In Job, chapter four, verse thirteen, it is not said that Eliphaz’s visions were from God: In fact, they were not from God, for they described Him as unconcerned about humankind, as in verses seventeen through twenty-one. To build theology on dreams and visions that cannot be supported by God’s written revelation is unrighteous and completely wrong.
Eliphaz relates a vision. When we are communing with our hearts, and are still, as in Psalms four, verse four, then is a time for the Holy Spirit to commune with us. This vision put him into very great fear. Ever since man sinned, it has been terrible to him to receive communications from Heaven, conscious that he can expect no good tidings thence. Sinful man! Shall a person pretend to be more just, more pure, than God, who being his Maker, is his Lord and Owner? How dreadful, then, the pride and presumption of a human! How great the patience of God! Look upon humans in this life. The very foundation of that cottage of clay in which a human dwells, is in the dust, and it will sink with its weight.

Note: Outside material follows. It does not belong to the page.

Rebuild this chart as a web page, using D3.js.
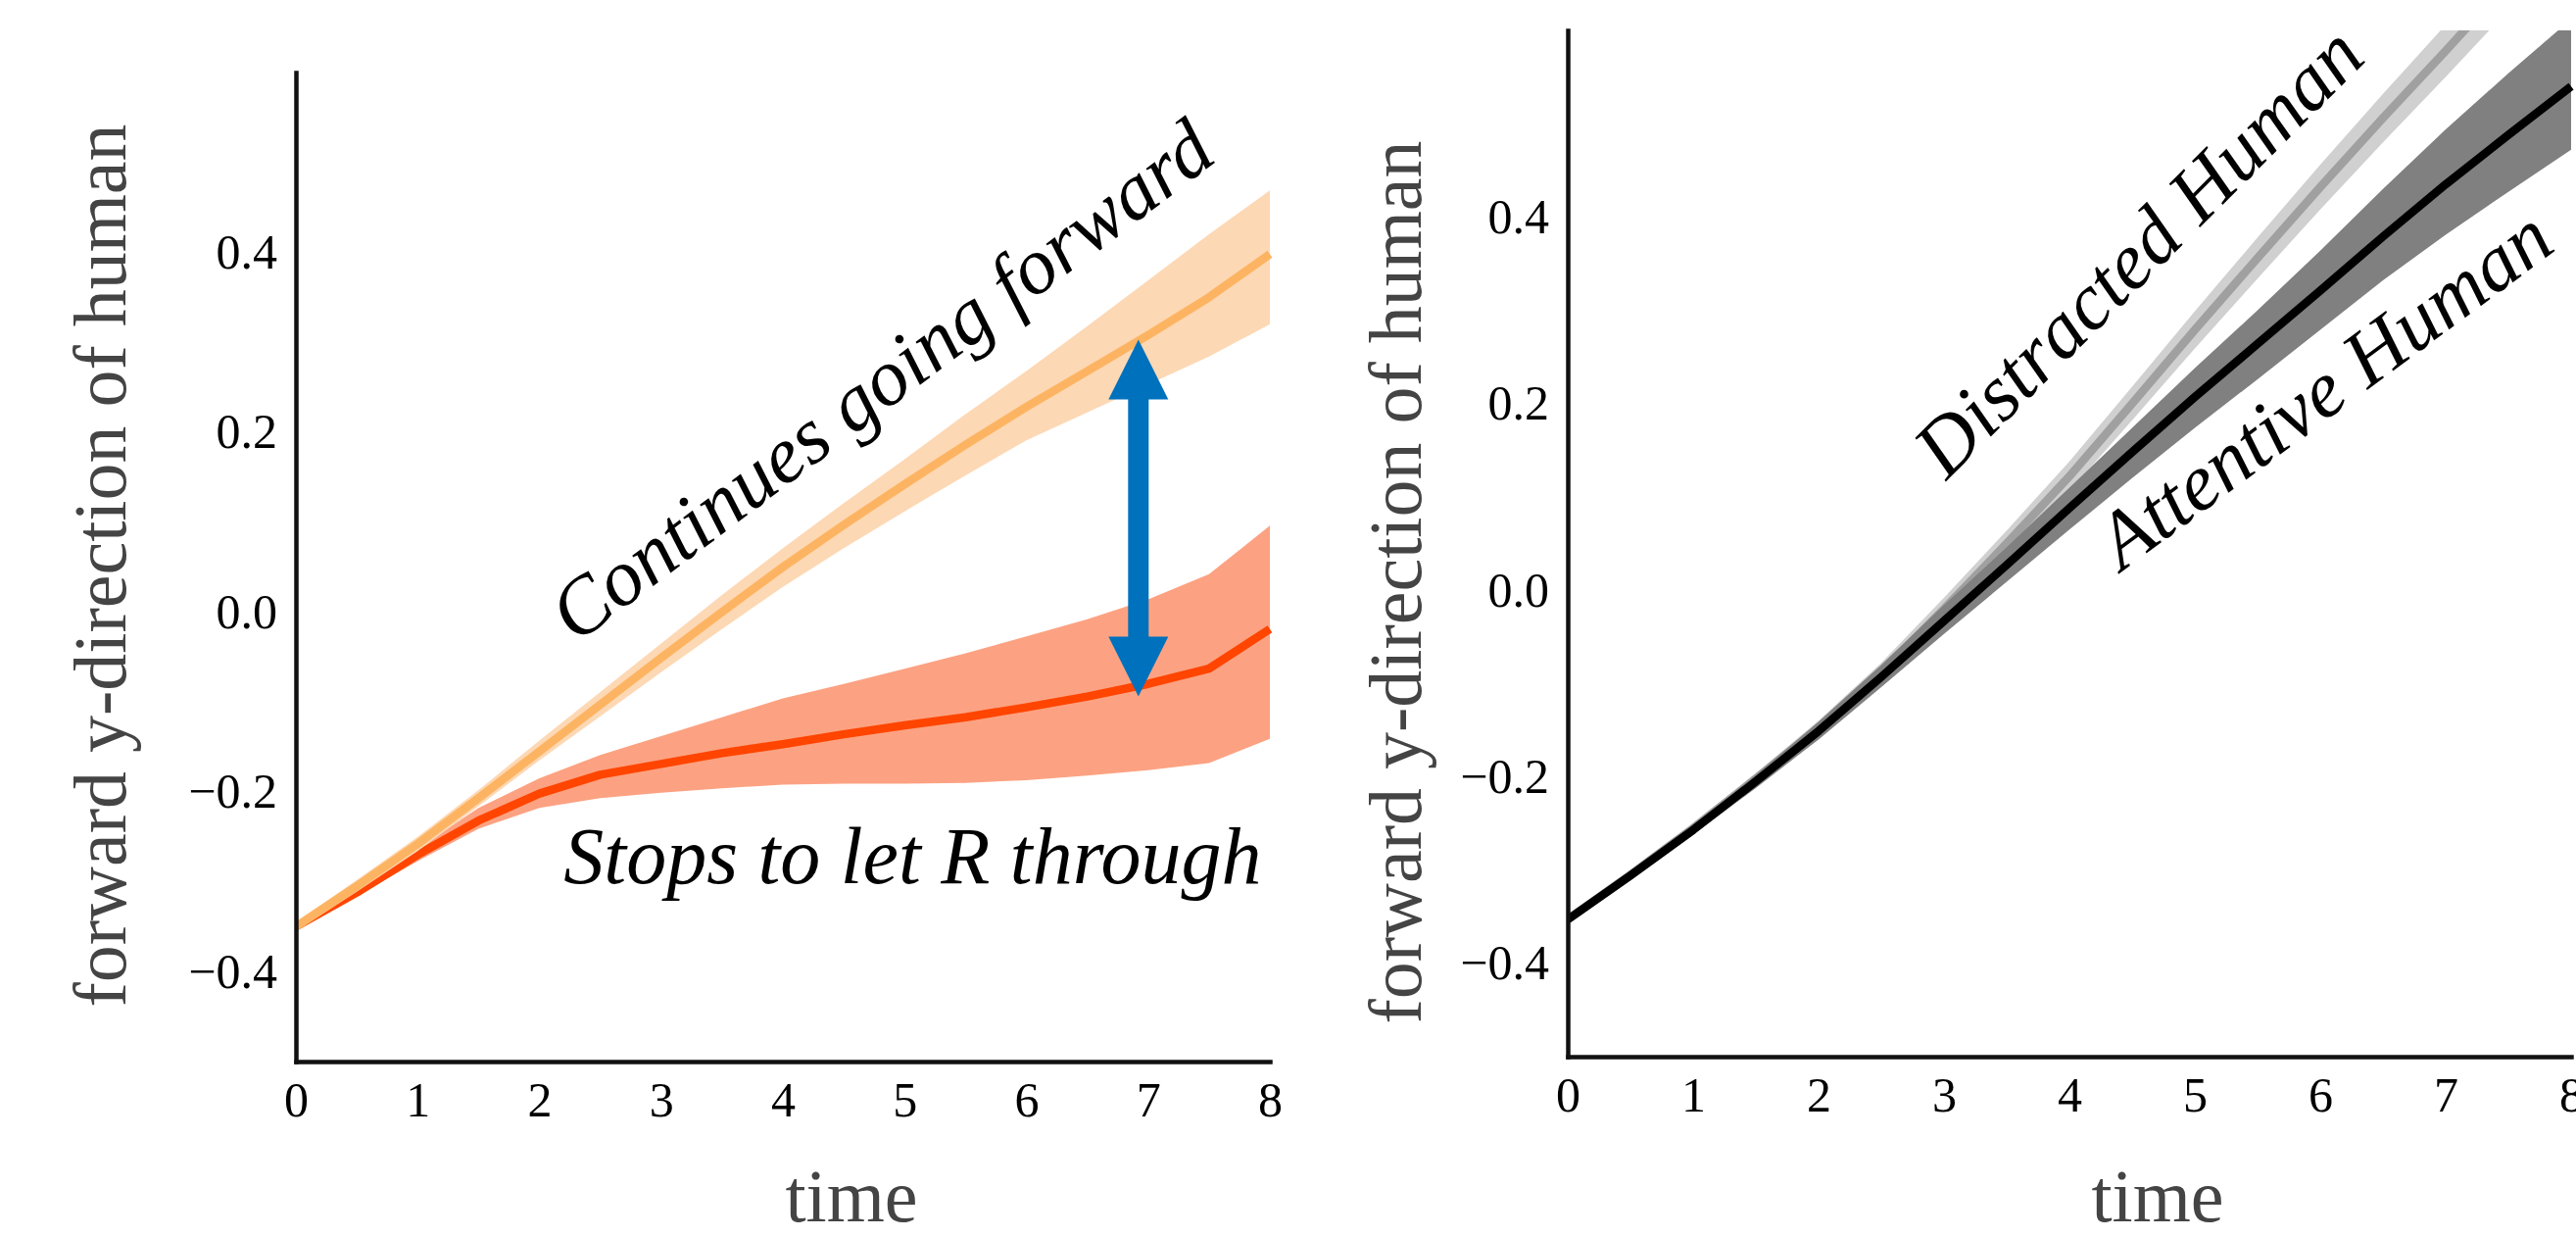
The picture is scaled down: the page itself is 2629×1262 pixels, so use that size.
<!doctype html>
<html>
  <head>
    <meta charset="utf-8">
    <title>forward y-direction of human</title>
    <script src="https://d3js.org/d3.v7.min.js"></script>
    <style>
      body { margin: 0; background: #fff; }
      svg text { font-family: "Liberation Serif", "DejaVu Serif", serif; }
      .axis path { stroke: #111; stroke-width: 4.5px; stroke-linecap: square; }
      .axis text { font-size: 50px; fill: #000; }
      .axis-label { font-size: 76px; fill: #444; }
      .note { font-size: 82px; font-style: italic; fill: #000; }
    </style>
  </head>
  <body>
    <div id="chart"></div>
    <script>
    // time steps shared by every series
    var times = [0, 0.5, 1, 1.5, 2, 2.5, 3, 3.5, 4, 4.5, 5, 5.5, 6, 6.5, 7, 7.5, 8];

    // left: continues going forward (orange)
    var goingMean  = [-0.350, -0.305, -0.258, -0.207, -0.155, -0.103, -0.051, 0.000, 0.050, 0.097, 0.142, 0.186, 0.228, 0.268, 0.308, 0.350, 0.398];
    var goingUpper = [-0.345, -0.298, -0.250, -0.198, -0.143, -0.089, -0.035, 0.019, 0.071, 0.121, 0.170, 0.220, 0.268, 0.318, 0.369, 0.420, 0.469];
    var goingLower = [-0.355, -0.311, -0.266, -0.216, -0.165, -0.116, -0.067, -0.019, 0.028, 0.071, 0.112, 0.152, 0.191, 0.222, 0.253, 0.284, 0.320];

    // left: stops to let R through (red)
    var stopMean  = [-0.350, -0.312, -0.270, -0.232, -0.202, -0.181, -0.169, -0.157, -0.147, -0.136, -0.126, -0.117, -0.106, -0.094, -0.080, -0.063, -0.019];
    var stopUpper = [-0.348, -0.308, -0.263, -0.218, -0.185, -0.159, -0.138, -0.117, -0.096, -0.080, -0.063, -0.046, -0.027, -0.008, 0.014, 0.042, 0.096];
    var stopLower = [-0.352, -0.316, -0.277, -0.241, -0.218, -0.207, -0.201, -0.196, -0.192, -0.191, -0.191, -0.190, -0.187, -0.182, -0.176, -0.168, -0.141];

    // right: attentive human (black)
    var attMean  = [-0.353, -0.306, -0.257, -0.205, -0.151, -0.093, -0.033, 0.027, 0.088, 0.148, 0.207, 0.264, 0.321, 0.379, 0.435, 0.488, 0.540];
    var attUpper = [-0.351, -0.303, -0.252, -0.198, -0.141, -0.080, -0.016, 0.046, 0.110, 0.174, 0.238, 0.300, 0.364, 0.430, 0.494, 0.554, 0.612];
    var attLower = [-0.355, -0.309, -0.262, -0.212, -0.160, -0.104, -0.047, 0.009, 0.065, 0.120, 0.174, 0.226, 0.279, 0.332, 0.381, 0.427, 0.472];

    // right: distracted human (grey)
    var disMean  = [-0.353, -0.305, -0.255, -0.202, -0.148, -0.088, -0.020, 0.050, 0.122, 0.200, 0.279, 0.356, 0.432, 0.506, 0.578, 0.652, 0.727];
    var disUpper = [-0.351, -0.302, -0.251, -0.196, -0.140, -0.078, -0.008, 0.064, 0.138, 0.218, 0.299, 0.378, 0.456, 0.532, 0.606, 0.682, 0.759];
    var disLower = [-0.355, -0.308, -0.259, -0.208, -0.156, -0.098, -0.032, 0.036, 0.106, 0.182, 0.259, 0.334, 0.408, 0.480, 0.550, 0.622, 0.695];

    var xTicks = [0, 1, 2, 3, 4, 5, 6, 7, 8];
    var yTicks = [-0.4, -0.2, 0.0, 0.2, 0.4];
    var xDomain = [0, 8];
    var yDomain = [-0.5, 0.6];

    // blue double arrow (time, from, to)
    var gapArrow = [6.92, 0.303, -0.094];

    var svg = d3.select("#chart").append("svg")
                .attr("width", 2629)
                .attr("height", 1262);

    function series(mean, upper, lower) {
        return times.map(function (t, i) {
            return { t: t, m: mean[i], hi: upper[i], lo: lower[i] };
        });
    }

    function panel(id, box, bands, notes) {
        var x = d3.scaleLinear().domain(xDomain).range([box.left, box.right]);
        var y = d3.scaleLinear().domain(yDomain).range([box.bottom, box.top]);

        svg.append("clipPath").attr("id", id)
           .append("rect")
           .attr("x", box.left).attr("y", box.top)
           .attr("width", box.right - box.left + 40)
           .attr("height", box.bottom - box.top);

        var plot = svg.append("g").attr("clip-path", "url(#" + id + ")");

        var area = d3.area()
                     .x(function (d) { return x(d.t); })
                     .y0(function (d) { return y(d.lo); })
                     .y1(function (d) { return y(d.hi); });
        var line = d3.line()
                     .x(function (d) { return x(d.t); })
                     .y(function (d) { return y(d.m); });

        bands.forEach(function (b) {
            plot.append("path").datum(b.data)
                .attr("d", area)
                .style("fill", b.fill);
            plot.append("path").datum(b.data)
                .attr("d", line)
                .style("fill", "none")
                .style("stroke", b.stroke)
                .style("stroke-width", 8.5)
                .style("stroke-linejoin", "round");
        });

        notes.forEach(function (n) {
            svg.append("text")
               .attr("class", "note")
               .attr("transform", "translate(" + x(n.t) + "," + y(n.v) + ") rotate(" + n.angle + ")")
               .text(n.text);
        });

        svg.append("g")
           .attr("class", "axis")
           .attr("transform", "translate(0," + box.bottom + ")")
           .call(d3.axisBottom(x).tickValues(xTicks).tickSize(0).tickSizeOuter(0)
                   .tickPadding(20).tickFormat(d3.format("d")));

        svg.append("g")
           .attr("class", "axis")
           .attr("transform", "translate(" + box.left + ",0)")
           .call(d3.axisLeft(y).tickValues(yTicks).tickSize(0).tickSizeOuter(0)
                   .tickPadding(19).tickFormat(d3.format(".1f")));

        svg.append("text")
           .attr("class", "axis-label")
           .attr("text-anchor", "middle")
           .attr("transform", "translate(" + box.ylabelX + "," + box.ylabelY + ") rotate(-90)")
           .text("forward y-direction of human");

        svg.append("text")
           .attr("class", "axis-label")
           .attr("text-anchor", "middle")
           .attr("x", box.xlabelX)
           .attr("y", 1246)
           .text("time");

        return { x: x, y: y };
    }

    var left = panel("clipLeft",
        { left: 302, right: 1296, top: 74, bottom: 1083, ylabelX: 128, ylabelY: 577, xlabelX: 869 },
        [
            { data: series(stopMean, stopUpper, stopLower), fill: "#fca282", stroke: "#ff4500" },
            { data: series(goingMean, goingUpper, goingLower), fill: "#fdd8b4", stroke: "#fdb462" }
        ],
        [
            { text: "Continues going forward", t: 2.30, v: -0.036, angle: -37 },
            { text: "Stops to let R through", t: 2.20, v: -0.302, angle: 0 }
        ]);

    panel("clipRight",
        { left: 1600, right: 2624, top: 31, bottom: 1078, ylabelX: 1450, ylabelY: 594, xlabelX: 2202 },
        [
            { data: series(disMean, disUpper, disLower), fill: "#d0d0d0", stroke: "#a0a0a0" },
            { data: series(attMean, attUpper, attLower), fill: "#808080", stroke: "#000" }
        ],
        [
            { text: "Distracted Human", t: 3.02, v: 0.117, angle: -45 },
            { text: "Attentive Human", t: 4.42, v: 0.020, angle: -36.5 }
        ]);

    // double headed arrow between the two outcomes
    var arrowX = left.x(gapArrow[0]),
        arrowTop = left.y(gapArrow[1]),
        arrowBottom = left.y(gapArrow[2]),
        head = 61, halfHead = 30.5, halfShaft = 10.5;
    var pts = [
        [arrowX, arrowTop], [arrowX + halfHead, arrowTop + head], [arrowX + halfShaft, arrowTop + head],
        [arrowX + halfShaft, arrowBottom - head], [arrowX + halfHead, arrowBottom - head], [arrowX, arrowBottom],
        [arrowX - halfHead, arrowBottom - head], [arrowX - halfShaft, arrowBottom - head],
        [arrowX - halfShaft, arrowTop + head], [arrowX - halfHead, arrowTop + head]
    ];
    svg.append("path")
       .attr("d", "M" + pts.join("L") + "Z")
       .style("fill", "#0071bd");
    </script>
  </body>
</html>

We stand but upon the dust. Some have a higher heap of dust to stand upon than others but still, it is the earth that keeps us up, and will shortly swallow us up. A person is soon crushed; or if some lingering distemper, which consumes like a moth, is sent to destroy him, he cannot resist it. Shall such a creature pretend to blame the appointments of God? Look upon man in his death. Life is short, and in a short time, men are cut off. Beauty, strength, and learning, not only cannot secure them from death, but these things die with them; nor shall their pomp, their wealth, or power, continue after them. Shall a weak, sinful, dying creature, pretend to be more just than God, and purer than his Maker? No: instead of quarreling with his afflictions, let the person wonder that they are out of hell.
Can a man be cleansed without his Maker? Will God justify sinful mortals, and clear them from guilt? or will they do so without their having an interest in the righteousness and gracious help of their promised Redeemer, when angels, once ministering spirits before his throne, receive the just recompense of their sins? Notwithstanding the seeming impunity of men for a short time, though living without God in the world, their doom is as certain as that of the fallen angels and is continually overtaking them. Yet careless sinners note it so little, that they expect not the change, nor are wise to consider their latter end.